Here are some suggestions to help ground your knowledge strategy or investment proposal in reality and get the support and commitment you need to succeed:
- Start with the concerns of senior management - what keeps them awake at night? what are their hot issues? What is jeopardizing their career? Now identify potential hot spots where better access to knowledge can make a difference e.g. in reducing risk, improving efficiency, increasing customer satisfaction, or bringing innovative new products to market.
- Look at the corporate strategic plan and operating plans. Is the contribution of information or knowledge even acknowledged. If it is not, start with key goals and outputs, and work back as to what processes (tasks, projects, activities) and inputs are needed to achieve them. What knowledge inputs are needed? How can improvements in information and knowledge flows contribute?
- Consider recent organizational failures and disasters e.g. bad product launches, failed strategies, cost of rework etc. Can you find a few examples where inadequate knowledge was a contributory cause?
- Examine more closely performance reports - both financial reports and those of key business indicators. Are there extra costs or lost opportunities that have been caused by poor use (or reuse) and flow of knowledge?
- Talk to customers - what is their experience of dealing with the company. Are they frustrated with customer service? Do they complain that the left hand does not know what the right hand is doing? Do they comment on how your organization does not speak with one voice or is "not joined up" or that it does not listen to their concerns? All are symptoms of failure of knowledge sharing.
- Look at time sheet analyses and monthly management reports. Are there clear examples of time being spent to develop knowledge that already exists elsewhere. Sadly, many knowledge-intensive organizations do not take time sheets seriously, and therefore have no real sense of how one of their most valuable knowledge assets - people - (as well as their financial costs) are being deployed.

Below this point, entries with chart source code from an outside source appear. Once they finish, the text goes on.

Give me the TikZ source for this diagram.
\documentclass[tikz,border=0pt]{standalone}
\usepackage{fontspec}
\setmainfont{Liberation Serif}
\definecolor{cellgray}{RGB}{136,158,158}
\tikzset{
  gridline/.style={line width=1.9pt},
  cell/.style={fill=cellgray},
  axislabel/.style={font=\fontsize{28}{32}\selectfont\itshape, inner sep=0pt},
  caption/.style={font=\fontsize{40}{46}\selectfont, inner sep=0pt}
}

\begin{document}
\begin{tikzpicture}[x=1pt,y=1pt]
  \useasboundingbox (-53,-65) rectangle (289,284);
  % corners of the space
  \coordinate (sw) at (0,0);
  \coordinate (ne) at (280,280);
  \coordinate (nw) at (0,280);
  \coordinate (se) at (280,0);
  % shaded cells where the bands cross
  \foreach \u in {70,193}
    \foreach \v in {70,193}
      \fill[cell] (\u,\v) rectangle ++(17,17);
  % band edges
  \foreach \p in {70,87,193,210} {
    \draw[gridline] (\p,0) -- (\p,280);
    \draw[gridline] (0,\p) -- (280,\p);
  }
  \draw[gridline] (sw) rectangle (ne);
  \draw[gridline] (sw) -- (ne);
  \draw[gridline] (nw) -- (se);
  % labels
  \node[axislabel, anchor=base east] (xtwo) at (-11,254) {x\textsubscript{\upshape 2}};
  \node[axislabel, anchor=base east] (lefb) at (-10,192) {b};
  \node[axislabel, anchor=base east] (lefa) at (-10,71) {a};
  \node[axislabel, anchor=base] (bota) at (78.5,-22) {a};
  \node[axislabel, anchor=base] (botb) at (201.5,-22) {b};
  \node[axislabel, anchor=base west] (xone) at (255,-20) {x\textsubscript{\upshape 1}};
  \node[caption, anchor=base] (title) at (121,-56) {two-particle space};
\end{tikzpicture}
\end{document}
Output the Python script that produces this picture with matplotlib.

- Look even deeper at your organization performance management system. How does it address knowledge (if you are using the EFQM system the current version now has a sub-category on knowledge management) and how can better knowledge management contribute to key performance indicators?
- Consider how important decisions - those that have bottom line impact - are made. How are the decision makers informed? Often it is not through formal documents but informal knowledge flow? How well do existing mechanisms such as office layout or staff meetings contribute to better decision making?
In other words, a knowledge strategy should start from existing strategies, plans and the modus operandi of an organization. It should explicitly identify specific areas of inefficiency, lost opportunities, of costly mistakes where a good KM practice would improve productivity and minimize risks. It should seek to support people throughout the organization in performing their daily tasks efficiently and effectively. It should identify how knowledge can create new opportunities - in innovative customer solutions, in business processes or in new products and services. Unless knowledge management is 'connected' to this real world of customers, goals and strategies, business and management processes, and performance systems, it will remain theoretical and detached.
I am reminded of a comment made by a BP person about knowledge management: "where's the oil?". It's a knowledge manager's job to show where the 'oil' is in your KM strategy.